→ **Data block**
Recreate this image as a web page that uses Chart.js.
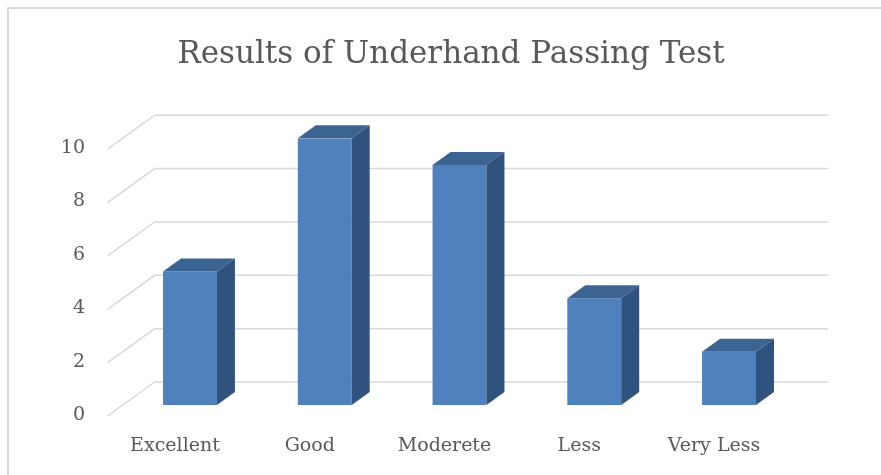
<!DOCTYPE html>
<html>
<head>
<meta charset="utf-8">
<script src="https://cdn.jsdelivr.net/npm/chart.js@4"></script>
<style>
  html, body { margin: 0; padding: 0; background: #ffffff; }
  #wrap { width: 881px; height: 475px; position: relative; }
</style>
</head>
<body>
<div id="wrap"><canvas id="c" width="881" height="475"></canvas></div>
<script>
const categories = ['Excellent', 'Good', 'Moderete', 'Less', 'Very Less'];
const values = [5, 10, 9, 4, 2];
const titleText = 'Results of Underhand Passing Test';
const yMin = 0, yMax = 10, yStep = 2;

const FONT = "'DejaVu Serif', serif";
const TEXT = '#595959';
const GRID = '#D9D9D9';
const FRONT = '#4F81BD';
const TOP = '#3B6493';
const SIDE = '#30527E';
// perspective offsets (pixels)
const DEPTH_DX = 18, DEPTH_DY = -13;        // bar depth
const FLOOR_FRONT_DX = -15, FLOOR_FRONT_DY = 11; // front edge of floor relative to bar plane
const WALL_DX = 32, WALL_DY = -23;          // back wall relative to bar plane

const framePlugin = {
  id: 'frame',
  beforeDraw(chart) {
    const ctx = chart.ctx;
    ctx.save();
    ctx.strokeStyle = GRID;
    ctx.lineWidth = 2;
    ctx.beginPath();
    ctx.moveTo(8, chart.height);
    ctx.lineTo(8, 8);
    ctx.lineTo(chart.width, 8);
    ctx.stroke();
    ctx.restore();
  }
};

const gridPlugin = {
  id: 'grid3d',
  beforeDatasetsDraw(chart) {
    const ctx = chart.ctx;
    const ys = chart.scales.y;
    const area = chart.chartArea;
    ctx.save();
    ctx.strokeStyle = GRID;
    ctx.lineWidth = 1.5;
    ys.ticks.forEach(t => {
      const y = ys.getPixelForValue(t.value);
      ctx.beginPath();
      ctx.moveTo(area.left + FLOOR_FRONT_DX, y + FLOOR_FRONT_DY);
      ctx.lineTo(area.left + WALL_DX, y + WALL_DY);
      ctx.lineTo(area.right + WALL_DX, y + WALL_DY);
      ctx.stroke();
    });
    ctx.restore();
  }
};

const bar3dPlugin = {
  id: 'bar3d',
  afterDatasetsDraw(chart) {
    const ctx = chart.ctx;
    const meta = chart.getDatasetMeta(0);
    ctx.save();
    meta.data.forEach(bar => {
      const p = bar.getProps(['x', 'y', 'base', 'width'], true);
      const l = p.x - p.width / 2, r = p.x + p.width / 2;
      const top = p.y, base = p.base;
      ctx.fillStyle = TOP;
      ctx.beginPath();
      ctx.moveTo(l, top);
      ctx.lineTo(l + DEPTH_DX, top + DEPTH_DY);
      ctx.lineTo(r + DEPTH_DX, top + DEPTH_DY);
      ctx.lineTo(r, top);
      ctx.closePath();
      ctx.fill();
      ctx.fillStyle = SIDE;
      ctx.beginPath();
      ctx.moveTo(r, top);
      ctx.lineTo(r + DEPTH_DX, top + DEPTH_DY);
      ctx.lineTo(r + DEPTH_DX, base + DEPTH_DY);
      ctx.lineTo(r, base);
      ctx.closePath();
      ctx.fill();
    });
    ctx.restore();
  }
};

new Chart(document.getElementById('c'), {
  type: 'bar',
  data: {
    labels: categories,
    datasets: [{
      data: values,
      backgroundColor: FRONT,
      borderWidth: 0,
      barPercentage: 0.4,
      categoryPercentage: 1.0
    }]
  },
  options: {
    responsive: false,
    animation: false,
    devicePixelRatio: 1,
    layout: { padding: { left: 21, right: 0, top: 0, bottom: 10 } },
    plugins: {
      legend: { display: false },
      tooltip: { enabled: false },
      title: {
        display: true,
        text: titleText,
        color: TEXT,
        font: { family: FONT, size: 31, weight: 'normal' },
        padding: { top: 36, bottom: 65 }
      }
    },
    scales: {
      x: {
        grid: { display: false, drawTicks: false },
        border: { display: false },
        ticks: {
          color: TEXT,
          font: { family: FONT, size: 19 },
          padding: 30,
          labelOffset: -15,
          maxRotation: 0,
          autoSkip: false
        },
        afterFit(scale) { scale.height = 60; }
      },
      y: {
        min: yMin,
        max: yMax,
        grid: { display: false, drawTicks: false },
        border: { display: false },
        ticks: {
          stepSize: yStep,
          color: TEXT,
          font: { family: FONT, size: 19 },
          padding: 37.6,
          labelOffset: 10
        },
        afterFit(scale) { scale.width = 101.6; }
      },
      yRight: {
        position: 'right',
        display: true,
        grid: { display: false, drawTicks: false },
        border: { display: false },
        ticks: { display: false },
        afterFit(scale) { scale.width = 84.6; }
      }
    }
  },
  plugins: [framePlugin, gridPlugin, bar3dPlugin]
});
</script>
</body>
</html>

→ **To be done**
Your task is to return the lines above, from the first one up to and including the line containing "const yMin = 0, yMax = 10, yStep = 2;", minus any pictures.

→ **Output of the task**
Recreate this image as a web page that uses Chart.js.
<!DOCTYPE html>
<html>
<head>
<meta charset="utf-8">
<script src="https://cdn.jsdelivr.net/npm/chart.js@4"></script>
<style>
  html, body { margin: 0; padding: 0; background: #ffffff; }
  #wrap { width: 881px; height: 475px; position: relative; }
</style>
</head>
<body>
<div id="wrap"><canvas id="c" width="881" height="475"></canvas></div>
<script>
const categories = ['Excellent', 'Good', 'Moderete', 'Less', 'Very Less'];
const values = [5, 10, 9, 4, 2];
const titleText = 'Results of Underhand Passing Test';
const yMin = 0, yMax = 10, yStep = 2;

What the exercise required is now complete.